Repeat the data word for word. Do not include the pictures.

— START OF SOURCE EXCERPT —

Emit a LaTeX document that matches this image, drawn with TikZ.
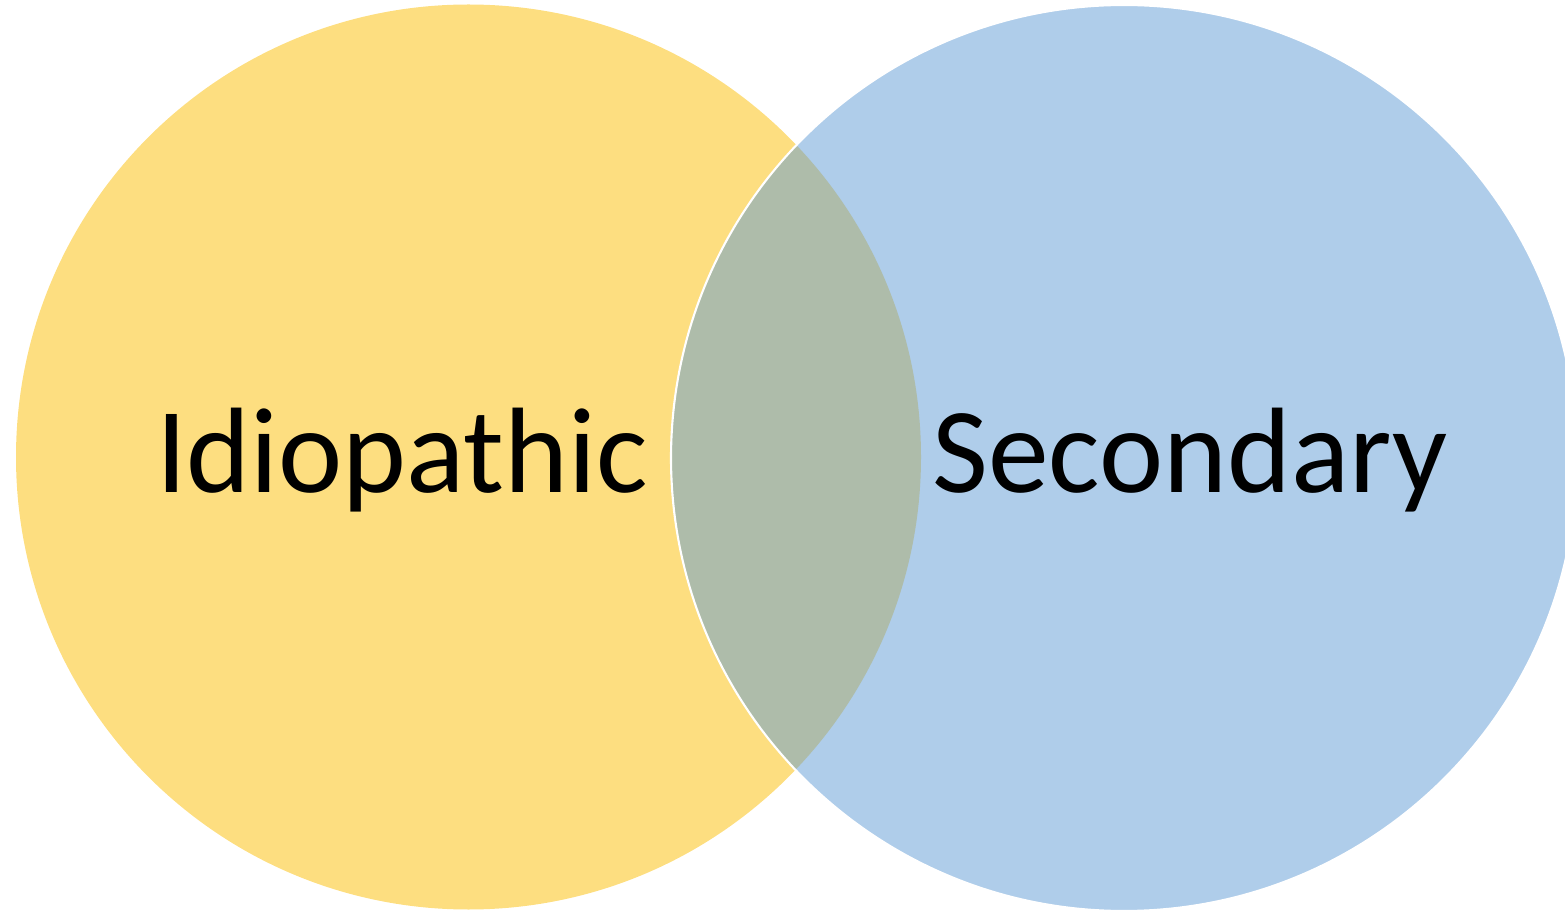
\documentclass[tikz,border=0pt]{standalone}
\usepackage{fontspec}
\setmainfont{Carlito}
\usepackage{tikz}
\usetikzlibrary{positioning}
\definecolor{idioYellow}{RGB}{253,222,128}
\definecolor{secBlue}{RGB}{175,205,234}
\definecolor{overlapGreen}{RGB}{174,188,170}

\begin{document}
\begin{tikzpicture}
		[font=\fontsize{34.6}{41}\selectfont,
		% STYLES
		% The set style is used for the filled circles
		set/.style={draw=none},
		% label of each set
		setLabel/.style={inner sep=0pt, anchor=base, text=black}]

		\useasboundingbox (0,0) rectangle (15.65,-9.10);

		% Draw sets
		\fill [set, idioYellow] (4.685,-4.57) circle (4.525);
		\fill [set, secBlue] (11.24,-4.58) circle (4.53);
		\begin{scope}
			\clip (4.685,-4.57) circle (4.525);
			\fill [overlapGreen] (11.24,-4.58) circle (4.53);
		\end{scope}
		\draw [white, line width=0.6pt] (11.24,-4.58) circle (4.53);

		%%%%%%%%%%%%%%%
		% Labels
		\node [setLabel] (idio) at (4.02,-4.93) {Idiopathic};
		\node [setLabel] (sec) at (11.90,-4.93) {Secondary};
\end{tikzpicture}
\end{document}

— END OF SOURCE EXCERPT —

• **FULL SOLUTION**
Emit a LaTeX document that matches this image, drawn with TikZ.
\documentclass[tikz,border=0pt]{standalone}
\usepackage{fontspec}
\setmainfont{Carlito}
\usepackage{tikz}
\usetikzlibrary{positioning}
\definecolor{idioYellow}{RGB}{253,222,128}
\definecolor{secBlue}{RGB}{175,205,234}
\definecolor{overlapGreen}{RGB}{174,188,170}

\begin{document}
\begin{tikzpicture}
		[font=\fontsize{34.6}{41}\selectfont,
		% STYLES
		% The set style is used for the filled circles
		set/.style={draw=none},
		% label of each set
		setLabel/.style={inner sep=0pt, anchor=base, text=black}]

		\useasboundingbox (0,0) rectangle (15.65,-9.10);

		% Draw sets
		\fill [set, idioYellow] (4.685,-4.57) circle (4.525);
		\fill [set, secBlue] (11.24,-4.58) circle (4.53);
		\begin{scope}
			\clip (4.685,-4.57) circle (4.525);
			\fill [overlapGreen] (11.24,-4.58) circle (4.53);
		\end{scope}
		\draw [white, line width=0.6pt] (11.24,-4.58) circle (4.53);

		%%%%%%%%%%%%%%%
		% Labels
		\node [setLabel] (idio) at (4.02,-4.93) {Idiopathic};
		\node [setLabel] (sec) at (11.90,-4.93) {Secondary};
\end{tikzpicture}
\end{document}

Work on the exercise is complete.